Risks were even more reduced in men – with vaccination associated with a 27 percent drop in risk compared to only a 20 percent drop for women – and in people younger than 60, also with a 27 percent decreased risk compared to 16 percent in older people. Rural residents had a 25 per cent reduction versus 20 per cent for people in urban areas, and individuals with low income showed a 26 per cent drop compared to 20 per cent in higher earners. As for people with obesity, their reduction in risk decreased as BMI increased.
For specific cardiovascular events, vaccinated people were 26 percent less likely to have a stroke, heart attack or heart failure, and they were also 26 percent less likely to die from heart disease. The risk of coronary artery disease, meanwhile, dropped 22 percent.
Benefits were most pronounced two to three years after vaccination, then gradually diminished over the next five years.
The study “strengthens our confidence” that shingles vaccinations cut cardiovascular risks, probably by curbing the vascular inflammation caused by the zoster virus, says Galen Foulke at the Pennsylvania State University.
“Zoster itself has high morbidity from pain and post-herpetic neuralgia – a painful condition that can last years after shingles eruption,” he says. “But health systems around the world could find enormous healthcare savings through reduction of cardiovascular morbidity by investing in the relatively inexpensive zoster vaccine.”
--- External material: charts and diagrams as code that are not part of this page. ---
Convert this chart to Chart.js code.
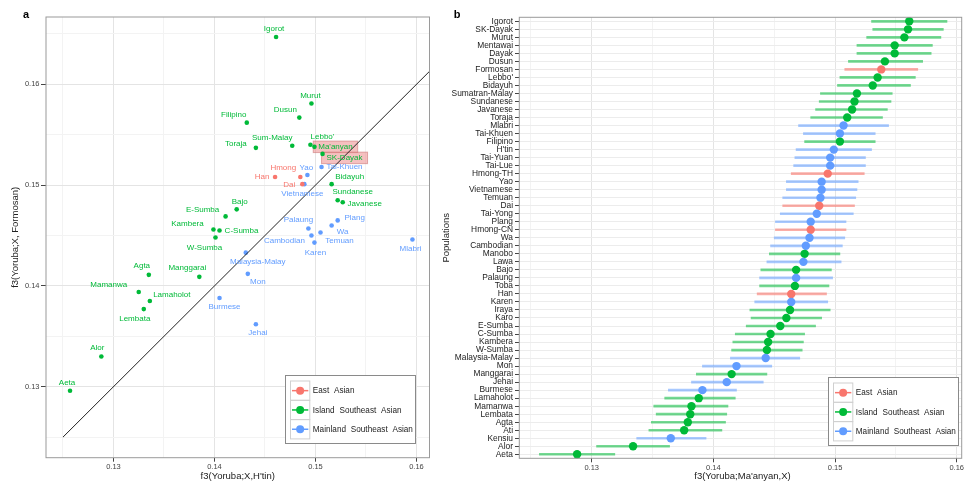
<!DOCTYPE html>
<html><head><meta charset="utf-8">
<script src="https://cdn.jsdelivr.net/npm/chart.js@4.4.1/dist/chart.umd.min.js"></script>
<style>
html,body{margin:0;padding:0;width:966px;height:483px;overflow:hidden;background:#fff;}
#wa{position:absolute;left:0;top:0;width:440px;height:483px;}
#wb{position:absolute;left:440px;top:0;width:540px;height:483px;}
</style></head><body>
<div id="wa"><canvas id="ca"></canvas></div>
<div id="wb"><canvas id="cb"></canvas></div>
<script>
// ---------- Panel a data ----------
const aNames = ["Igorot","Murut","Dusun","Filipino","Sum-Malay","Toraja","Lebbo'","Ma'anyan","SK-Dayak",
  "Tai-Khuen","Yao","Hmong","Han","Dai","Vietnamese",
  "Bidayuh","Sundanese","Javanese","Bajo","E-Sumba","Kambera","C-Sumba","W-Sumba",
  "Palaung","Plang","Wa","Cambodian","Temuan","Karen","Mlabri","Malaysia-Malay","Mon","Burmese","Jehai",
  "Agta","Manggarai","Mamanwa","Lamaholot","Lembata","Alor","Aeta"];
const aHtin = [0.1461,0.1496,0.1484,0.1432,0.1477,0.1441,0.1495,0.1499,0.1507,
  0.1506,0.1492,0.1485,0.1460,0.1487,0.1489,
  0.1516,0.1522,0.1527,0.1422,0.1411,0.1399,0.1405,0.1401,
  0.1493,0.1522,0.1516,0.1496,0.1505,0.1499,0.1596,0.1431,0.1433,0.1405,0.1441,
  0.1335,0.1385,0.1325,0.1336,0.1330,0.1288,0.1257];
const aFormosan = [0.1647,0.1581,0.1567,0.1562,0.1539,0.1537,0.1540,0.1538,0.1531,
  0.1518,0.1510,0.1508,0.1508,0.1501,0.1501,
  0.1501,0.1485,0.1483,0.1476,0.1469,0.1456,0.1455,0.1448,
  0.1457,0.1465,0.1460,0.1450,0.1453,0.1443,0.1446,0.1433,0.1412,0.1388,0.1362,
  0.1411,0.1409,0.1394,0.1385,0.1377,0.1330,0.1296];
const aGroup = ['I','I','I','I','I','I','I','I','I',
  'M','M','E','E','E','M',
  'I','I','I','I','I','I','I','I',
  'M','M','M','M','M','M','M','M','M','M','M',
  'I','I','I','I','I','I','I'];
const highlighted = ["Ma'anyan","SK-Dayak"];
const refLine = [0.125, 0.17];
const aXGrid = [0.125,0.13,0.135,0.14,0.145,0.15,0.155,0.16];
const aYGrid = [0.125,0.13,0.135,0.14,0.145,0.15,0.155,0.16,0.165];
const majorTicks = [0.13,0.14,0.15,0.16];

// label offsets (style, pixels)
const aLabelDX = [-2,-1,-14,-13,-20,-20,12,21,22, 23,-1,-17,-13,-13,-2, 18,15,22,3,-23,-26,22,-11, -10,17,11,-27,19,1,-2,12,10,5,2, -7,-12,-30,22,-9,-4,-3];
const aLabelDY = [-8,-8,-8,-8,-8,-4,-8,0,4, 0,-7,-9,0,1,10, -7,-8,2,-8,-7,-6,0,10, -9,-3,6,5,8,10,9,9,8,9,9, -9,-9,-7,-6,10,-9,-8];

// ---------- Panel b data ----------
const bPops = ["Igorot","SK-Dayak","Murut","Mentawai","Dayak","Dusun","Formosan","Lebbo'","Bidayuh",
  "Sumatran-Malay","Sundanese","Javanese","Toraja","Mlabri","Tai-Khuen","Filipino","H'tin","Tai-Yuan","Tai-Lue",
  "Hmong-TH","Yao","Vietnamese","Temuan","Dai","Tai-Yong","Plang","Hmong-CN","Wa","Cambodian","Manobo","Lawa",
  "Bajo","Palaung","Toba","Han","Karen","Iraya","Karo","E-Sumba","C-Sumba","Kambera","W-Sumba","Malaysia-Malay",
  "Mon","Manggarai","Jehai","Burmese","Lamaholot","Mamanwa","Lembata","Agta","Ati","Kensiu","Alor","Aeta"];
const bF3 = [0.1561,0.1560,0.1557,0.1549,0.1549,0.1541,0.1538,0.1535,0.1531,
  0.1518,0.1516,0.1514,0.1510,0.1507,0.1504,0.1504,0.1499,0.1496,0.1496,
  0.1494,0.1489,0.1489,0.1488,0.1487,0.1485,0.1480,0.1480,0.1479,0.1476,0.1475,0.1474,
  0.1468,0.1468,0.1467,0.1464,0.1464,0.1463,0.1460,0.1455,0.1447,0.1445,0.1444,0.1443,
  0.1419,0.1415,0.1411,0.1391,0.1388,0.1382,0.1381,0.1379,0.1376,0.1365,0.1334,0.1288];
const bLo = [0.1530,0.1531,0.1526,0.1518,0.1518,0.1511,0.1508,0.1504,0.1502,
  0.1488,0.1487,0.1484,0.1480,0.1470,0.1474,0.1475,0.1468,0.1467,0.1466,
  0.1464,0.1460,0.1460,0.1457,0.1457,0.1455,0.1451,0.1451,0.1450,0.1447,0.1446,0.1444,
  0.1439,0.1438,0.1438,0.1436,0.1434,0.1430,0.1431,0.1427,0.1418,0.1416,0.1415,0.1414,
  0.1391,0.1386,0.1382,0.1363,0.1360,0.1351,0.1353,0.1349,0.1347,0.1337,0.1304,0.1257];
const bHi = [0.1592,0.1589,0.1587,0.1580,0.1579,0.1572,0.1568,0.1566,0.1562,
  0.1547,0.1546,0.1543,0.1539,0.1544,0.1533,0.1533,0.1530,0.1525,0.1525,
  0.1524,0.1519,0.1518,0.1517,0.1516,0.1515,0.1509,0.1509,0.1508,0.1506,0.1504,0.1505,
  0.1497,0.1498,0.1495,0.1493,0.1494,0.1496,0.1489,0.1484,0.1475,0.1474,0.1473,0.1471,
  0.1448,0.1444,0.1441,0.1419,0.1418,0.1412,0.1411,0.1410,0.1407,0.1394,0.1364,0.1319];
const bGroup = ['I','I','I','I','I','I','E','I','I',
  'I','I','I','I','M','M','I','M','M','M',
  'E','M','M','M','E','M','M','E','M','M','I','M',
  'I','M','I','E','M','I','I','I','I','I','I','M',
  'M','I','M','M','I','I','I','I','I','M','I','I'];
const bXGrid = [0.125,0.13,0.135,0.14,0.145,0.15,0.155,0.16];

// ---------- legend ----------
const groupKeys = ['E','I','M'];
const groupLabels = ['East Asian','Island Southeast Asian','Mainland Southeast Asian'];

// ---------- styles ----------
const FONT = '"Liberation Sans", Arial, Helvetica, sans-serif';
const colors = {E:'#F8766D', I:'#00BA38', M:'#619CFF'};
const barColors = {E:'rgba(248,118,109,0.6)', I:'rgba(0,186,56,0.55)', M:'rgba(97,156,255,0.55)'};

const isMajor = v => majorTicks.some(m => Math.abs(m - v) < 1e-7);
const gridColor = c => (c.tick && isMajor(c.tick.value)) ? '#e4e4e4' : '#f3f3f3';
const tickColor = c => (c.tick && isMajor(c.tick.value)) ? '#444' : 'rgba(0,0,0,0)';
const tickLabel = v => isMajor(v) ? (+v).toFixed(2) : '';
const setTicks = arr => scale => { scale.ticks = arr.map(v => ({value: v})); };

function drawBorder(chart){
  const {ctx, chartArea:a} = chart;
  ctx.save(); ctx.strokeStyle='#9a9a9a'; ctx.lineWidth=1;
  ctx.strokeRect(a.left, a.top, a.right-a.left, a.bottom-a.top);
  ctx.restore();
}
function drawLegend(ctx, x0, y0){
  const w=130, h=68, ks=19.3;
  ctx.save();
  ctx.fillStyle='#fff'; ctx.fillRect(x0,y0,w,h);
  ctx.strokeStyle='#8a8a8a'; ctx.lineWidth=1; ctx.strokeRect(x0+0.5,y0+0.5,w,h);
  groupKeys.forEach((g,k)=>{
    const kx=x0+5.5, ky=y0+6+k*ks;
    ctx.strokeStyle='#d0d0d0'; ctx.lineWidth=1; ctx.strokeRect(kx,ky,ks,ks);
    ctx.strokeStyle=colors[g]; ctx.lineWidth=1.5;
    ctx.beginPath(); ctx.moveTo(kx+1.5,ky+ks/2); ctx.lineTo(kx+ks-1.5,ky+ks/2); ctx.stroke();
    ctx.fillStyle=colors[g]; ctx.beginPath(); ctx.arc(kx+ks/2,ky+ks/2,4,0,Math.PI*2); ctx.fill();
    ctx.fillStyle='#222'; ctx.font=`8.2px ${FONT}`; ctx.textAlign='left'; ctx.textBaseline='middle';
    if ('wordSpacing' in ctx) ctx.wordSpacing='2.5px';
    ctx.fillText(groupLabels[k], kx+ks+3, ky+ks/2+0.5);
  });
  ctx.restore();
}
function drawText(ctx, text, x, y, size, opts={}){
  ctx.save();
  ctx.translate(x,y);
  if (opts.rotate) ctx.rotate(opts.rotate);
  ctx.font = `${opts.bold?'bold ':''}${size}px ${FONT}`;
  ctx.fillStyle = opts.color || '#222';
  ctx.textAlign='center'; ctx.textBaseline='middle';
  ctx.fillText(text,0,0);
  ctx.restore();
}

// ---------- Panel a ----------
const pluginA = {
  id:'annoA',
  beforeDatasetsDraw(chart){
    const {ctx, scales:{x,y}} = chart;
    ctx.save(); ctx.font=`8px ${FONT}`;
    aNames.forEach((n,i)=>{
      if (!highlighted.includes(n)) return;
      const px = x.getPixelForValue(aHtin[i]) + aLabelDX[i];
      const py = y.getPixelForValue(aFormosan[i]) + aLabelDY[i];
      const w = ctx.measureText(n).width + 10, h = 11.5;
      ctx.fillStyle='rgba(236,130,130,0.5)'; ctx.fillRect(px-w/2,py-h/2,w,h);
      ctx.strokeStyle='rgba(205,120,120,0.6)'; ctx.lineWidth=1; ctx.strokeRect(px-w/2,py-h/2,w,h);
    });
    ctx.restore();
  },
  afterDatasetsDraw(chart){
    const {ctx, scales:{x,y}} = chart;
    ctx.save();
    ctx.font=`8px ${FONT}`; ctx.textAlign='center'; ctx.textBaseline='middle';
    aNames.forEach((n,i)=>{
      const px = x.getPixelForValue(aHtin[i]) + aLabelDX[i];
      const py = y.getPixelForValue(aFormosan[i]) + aLabelDY[i];
      ctx.fillStyle = colors[aGroup[i]];
      ctx.fillText(n, px, py);
    });
    ctx.restore();
  },
  afterDraw(chart){
    const {ctx, chartArea:a} = chart;
    drawBorder(chart);
    drawLegend(ctx, 285, 375);
    drawText(ctx, "f3(Yoruba;X,H'tin)", (a.left+a.right)/2, 476, 9.5);
    drawText(ctx, "f3(Yoruba;X, Formosan)", 15, (a.top+a.bottom)/2, 9.5, {rotate:-Math.PI/2});
    drawText(ctx, "a", 26, 15, 11, {bold:true, color:'#000'});
  }
};

const dsA = groupKeys.map(g => ({
  type:'scatter',
  data: aNames.map((n,i)=>({x:aHtin[i], y:aFormosan[i], g:aGroup[i]})).filter(p=>p.g===g),
  backgroundColor: colors[g], borderColor: colors[g], pointRadius: 2.3, pointBorderWidth: 0, order: 2
}));
dsA.push({type:'scatter', showLine:true, data: refLine.map(v=>({x:v,y:v})), borderColor:'#222', borderWidth:1, pointRadius:0, order:1});

new Chart(document.getElementById('ca'), {
  type:'scatter',
  data:{datasets: dsA},
  options:{
    responsive:true, maintainAspectRatio:false, animation:false,
    layout:{padding:{left:0, top:17, right:10.5, bottom:0}},
    plugins:{legend:{display:false}, tooltip:{enabled:false}},
    scales:{
      x:{type:'linear', min:0.12332, max:0.16129,
        afterBuildTicks: setTicks(aXGrid),
        afterFit: s=>{s.height=25.3; s.paddingLeft=0; s.paddingRight=0;},
        border:{display:false},
        grid:{color:gridColor, lineWidth:1, drawTicks:true, tickLength:4, tickColor:tickColor, tickWidth:1},
        ticks:{callback:tickLabel, color:'#444', font:{family:FONT, size:7.5}, padding:1, maxRotation:0, autoSkip:false}},
      y:{type:'linear', min:0.12296, max:0.16668,
        afterBuildTicks: setTicks(aYGrid),
        afterFit: s=>{s.width=46; s.paddingTop=0; s.paddingBottom=0;},
        border:{display:false},
        grid:{color:gridColor, lineWidth:1, drawTicks:true, tickLength:5, tickColor:tickColor, tickWidth:1},
        ticks:{callback:tickLabel, color:'#444', font:{family:FONT, size:7.5}, padding:1.5, autoSkip:false}}
    }
  },
  plugins:[pluginA]
});

// ---------- Panel b ----------
const pluginB = {
  id:'annoB',
  afterDraw(chart){
    const {ctx, chartArea:a} = chart;
    drawBorder(chart);
    drawLegend(ctx, 388, 377);
    drawText(ctx, "f3(Yoruba;Ma'anyan,X)", (a.left+a.right)/2+2, 476, 9.5);
    drawText(ctx, "Populations", 6, (a.top+a.bottom)/2, 9.5, {rotate:-Math.PI/2});
    drawText(ctx, "b", 17, 15, 11, {bold:true, color:'#000'});
  }
};

new Chart(document.getElementById('cb'), {
  type:'bar',
  data:{
    labels: bPops,
    datasets:[
      {type:'line', indexAxis:'y', data: bF3, showLine:false, pointRadius:4.2, pointBorderWidth:0,
        pointBackgroundColor: bGroup.map(g=>colors[g]), pointBorderColor: bGroup.map(g=>colors[g]), order:1},
      {type:'bar', indexAxis:'y', data: bPops.map((p,i)=>[bLo[i], bHi[i]]),
        backgroundColor: bGroup.map(g=>barColors[g]), borderWidth:0, barThickness:2, order:2}
    ]
  },
  options:{
    indexAxis:'y',
    responsive:true, maintainAspectRatio:false, animation:false,
    layout:{padding:{left:0, top:17.3, right:18.3, bottom:0}},
    plugins:{legend:{display:false}, tooltip:{enabled:false}},
    scales:{
      x:{type:'linear', min:0.12405, max:0.16041,
        afterBuildTicks: setTicks(bXGrid),
        afterFit: s=>{s.height=24.7; s.paddingLeft=0; s.paddingRight=0;},
        border:{display:false},
        grid:{color:gridColor, lineWidth:1, drawTicks:true, tickLength:4, tickColor:tickColor, tickWidth:1},
        ticks:{callback:tickLabel, color:'#444', font:{family:FONT, size:7.5}, padding:1, maxRotation:0, autoSkip:false}},
      y:{type:'category', offset:true,
        afterFit: s=>{s.width=79.3; s.paddingTop=0; s.paddingBottom=0;},
        border:{display:false},
        grid:{offset:false, color:'#ececec', lineWidth:1, drawTicks:true, tickLength:4.3, tickColor:'#444', tickWidth:1},
        ticks:{color:'#222', font:{family:FONT, size:8.4}, padding:2, autoSkip:false}}
    }
  },
  plugins:[pluginB]
});
</script>
</body></html>
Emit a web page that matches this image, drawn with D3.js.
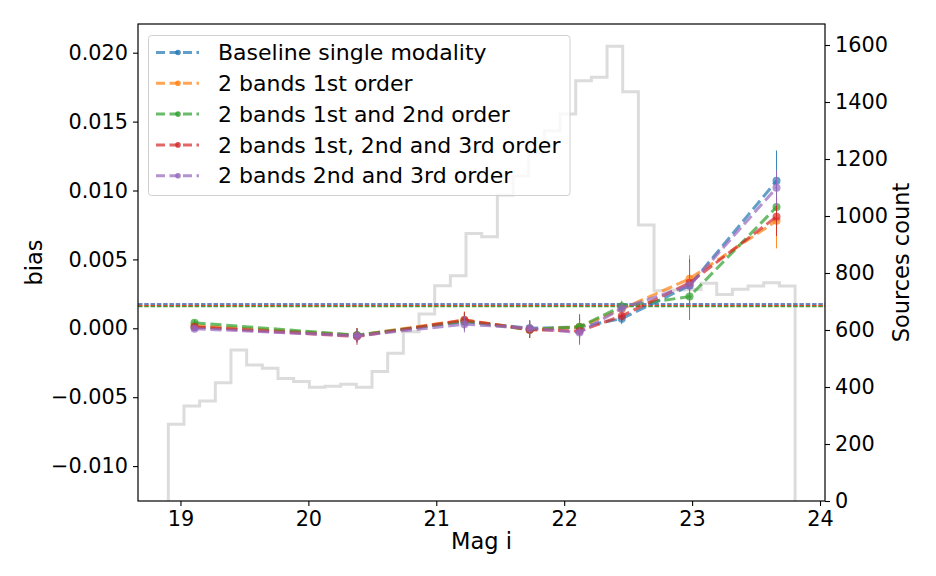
<!DOCTYPE html>
<html><head><meta charset="utf-8">
<script src="https://cdn.jsdelivr.net/npm/d3@7"></script>
<style>body{margin:0;background:#fff}svg{display:block;font-family:"DejaVu Sans",sans-serif}</style>
</head><body><svg id="c" width="936" height="576"></svg>
<script>
const mags = [19.11, 20.38, 21.22, 21.73, 22.12, 22.45, 22.98, 23.66];
const seriesNames = ["Baseline single modality","2 bands 1st order","2 bands 1st and 2nd order","2 bands 1st, 2nd and 3rd order","2 bands 2nd and 3rd order"];
const colors = ["#1f77b4","#ff7f0e","#2ca02c","#d62728","#9467bd"];
const biasBaseline = [0.0001, -0.0005, 0.0005, 0.0000, 0.0001, 0.0007, 0.0031, 0.0107];
const bias1st      = [0.0002, -0.0005, 0.0006, -0.0001, 0.0001, 0.0014, 0.0036, 0.0078];
const bias1st2nd   = [0.0004, -0.0005, 0.0005, -0.0001, 0.0001, 0.0016, 0.0023, 0.0088];
const bias123      = [0.0001, -0.0006, 0.0006, -0.0001, -0.0002, 0.0009, 0.0033, 0.0081];
const bias23       = [-0.00003, -0.00055, 0.0003, 0.0000, -0.0003, 0.00145, 0.0031, 0.0102];
const errBaseline = [0.0002, 0.0005, 0.0006, 0.0006, 0.0009, 0.0004, 0.0017, 0.0022];
const err1st      = [0.0002, 0.0005, 0.0006, 0.0006, 0.0009, 0.0004, 0.0017, 0.0020];
const err1st2nd   = [0.0002, 0.0005, 0.0006, 0.0006, 0.0009, 0.0004, 0.0017, 0.0015];
const err123      = [0.0002, 0.0006, 0.0006, 0.0006, 0.0009, 0.0004, 0.0017, 0.0014];
const err23       = [0.0002, 0.0005, 0.0006, 0.0006, 0.0009, 0.0004, 0.0017, 0.0013];
const meanBias = [0.00176, 0.00165, 0.00157, 0.00163, 0.00177];
const histStart = 18.905, histWidth = 0.1225;
const histCounts = [269,333,351,415,530,477,466,430,419,399,403,410,399,454,518,594,656,755,790,939,
                    927,1074,1140,1220,1299,1358,1475,1487,1596,1436,968,738,740,742,764,725,743,754,766,754];
const xTicks = [19,20,21,22,23,24];
const yTicks = [-0.010,-0.005,0,0.005,0.010,0.015,0.020];
const y2Ticks = [0,200,400,600,800,1000,1200,1400,1600];

const biasSeries = [biasBaseline,bias1st,bias1st2nd,bias123,bias23];
const errSeries = [errBaseline,err1st,err1st2nd,err123,err23];

const L=138, R=825, T=24, B=501;
const FS = "20.8px", FL = "22px", FA = "22.5px";
const svg = d3.select("#c");
const x = d3.scaleLinear().domain([18.668, 24.039]).range([L,R]);
const y = d3.scaleLinear().domain([-0.012533, 0.022083]).range([B,T]);
const y2 = d3.scaleLinear().domain([0, 1673.7]).range([B,T]);

// histogram (step)
const edges = d3.range(histCounts.length+1).map(i=>histStart+i*histWidth);
const pts = [[edges[0],0]];
histCounts.forEach((c,i)=>{pts.push([edges[i],c]);pts.push([edges[i+1],c]);});
pts.push([edges[edges.length-1],0]);
svg.append("path").attr("d", d3.line().x(d=>x(d[0])).y(d=>y2(d[1]))(pts))
  .attr("fill","none").attr("stroke","#dcdcdc").attr("stroke-width",3);

// mean lines
const meanOrder = [4,0,1,3,2];
meanOrder.forEach(i=>{
  const m = meanBias[i];
  svg.append("line").attr("x1",L).attr("x2",R).attr("y1",y(m)).attr("y2",y(m))
    .attr("stroke",colors[i]).attr("stroke-width",1.2).attr("stroke-dasharray","4.4,1.9").attr("opacity",0.9);
});

// series
biasSeries.forEach((vals,s)=>{
  const g = svg.append("g");
  vals.forEach((v,i)=>{
    g.append("line").attr("x1",x(mags[i])).attr("x2",x(mags[i]))
     .attr("y1",y(v-errSeries[s][i])).attr("y2",y(v+errSeries[s][i]))
     .attr("stroke",colors[s]).attr("stroke-width",1).attr("opacity",0.9);
  });
  g.append("path").attr("d", d3.line().x((d,i)=>x(mags[i])).y(d=>y(d))(vals))
   .attr("fill","none").attr("stroke",colors[s]).attr("stroke-width",3)
   .attr("stroke-dasharray","11.1,4.8").attr("opacity",0.7);
  g.selectAll("circle").data(vals).join("circle")
   .attr("cx",(d,i)=>x(mags[i])).attr("cy",d=>y(d)).attr("r",4)
   .attr("fill",colors[s]).attr("opacity",0.7);
});

// frame
svg.append("rect").attr("x",L).attr("y",T).attr("width",R-L).attr("height",B-T)
  .attr("fill","none").attr("stroke","#000").attr("stroke-width",1.2);

// axes
const ax = svg.append("g").attr("transform",`translate(0,${B})`)
  .call(d3.axisBottom(x).tickValues(xTicks).tickFormat(d3.format("d")).tickSize(5).tickPadding(5));
const ayl = svg.append("g").attr("transform",`translate(${L},0)`)
  .call(d3.axisLeft(y).tickValues(yTicks).tickFormat(d3.format(".3f")).tickSize(5).tickPadding(5));
const ayr = svg.append("g").attr("transform",`translate(${R},0)`)
  .call(d3.axisRight(y2).tickValues(y2Ticks).tickFormat(d3.format("d")).tickSize(5).tickPadding(5));
[ax,ayl,ayr].forEach(a=>{
  a.select(".domain").remove();
  a.selectAll("text").attr("font-size",FS).attr("font-family","DejaVu Sans").attr("fill","#000");
  a.selectAll("line").attr("stroke","#000").attr("stroke-width",1.1);
});

svg.append("text").attr("x",(L+R)/2).attr("y",549).attr("text-anchor","middle").attr("font-size",FA).text("Mag i");
svg.append("text").attr("transform",`translate(42,${(T+B)/2}) rotate(-90)`).attr("text-anchor","middle").attr("font-size",FA).text("bias");
svg.append("text").attr("transform",`translate(909,${(T+B)/2}) rotate(-90)`).attr("text-anchor","middle").attr("font-size",FA).text("Sources count");

// legend
const lg = svg.append("g");
lg.append("rect").attr("x",148.5).attr("y",35.5).attr("width",421.5).attr("height",160).attr("rx",3)
  .attr("fill","#fff").attr("fill-opacity",0.8).attr("stroke","#d0d0d0").attr("stroke-width",1);
seriesNames.forEach((n,i)=>{
  const yy = 52.5 + i*30.8;
  lg.append("line").attr("x1",156).attr("x2",199).attr("y1",yy).attr("y2",yy)
    .attr("stroke",colors[i]).attr("stroke-width",3).attr("stroke-dasharray","9,4.5").attr("opacity",0.7);
  lg.append("circle").attr("cx",178).attr("cy",yy).attr("r",2.8).attr("fill",colors[i]).attr("opacity",0.8);
  lg.append("text").attr("x",218).attr("y",yy).attr("dy","0.35em").attr("font-size",FL).text(n);
});
</script></body></html>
Although more research is needed, the scientists suspect the vaccine helps reduce cardiovascular risks indirectly because it prevents shingles, which can damage blood vessels and provoke clot formation and inflammation, Lee explains.
The researchers focused first on the live-virus vaccine Zostavax rather than the newer recombinant vaccine, Shingrix – which contains just a viral protein rather than the virus itself – because Zostavax has been available for longer, which means there is more long-term data about its effects. Now they are turning their attention to Shingrix.
“Because it’s more effective at preventing shingles, we think the recombinant vaccine may offer even stronger cardiovascular protection,” says Lee.
While the study design doesn’t prove cause and effect like a randomized trial could, it does allow researchers to identify risk associations across large populations. Such large-scale data can reveal risk patterns that clinical trials might miss, Lee explains.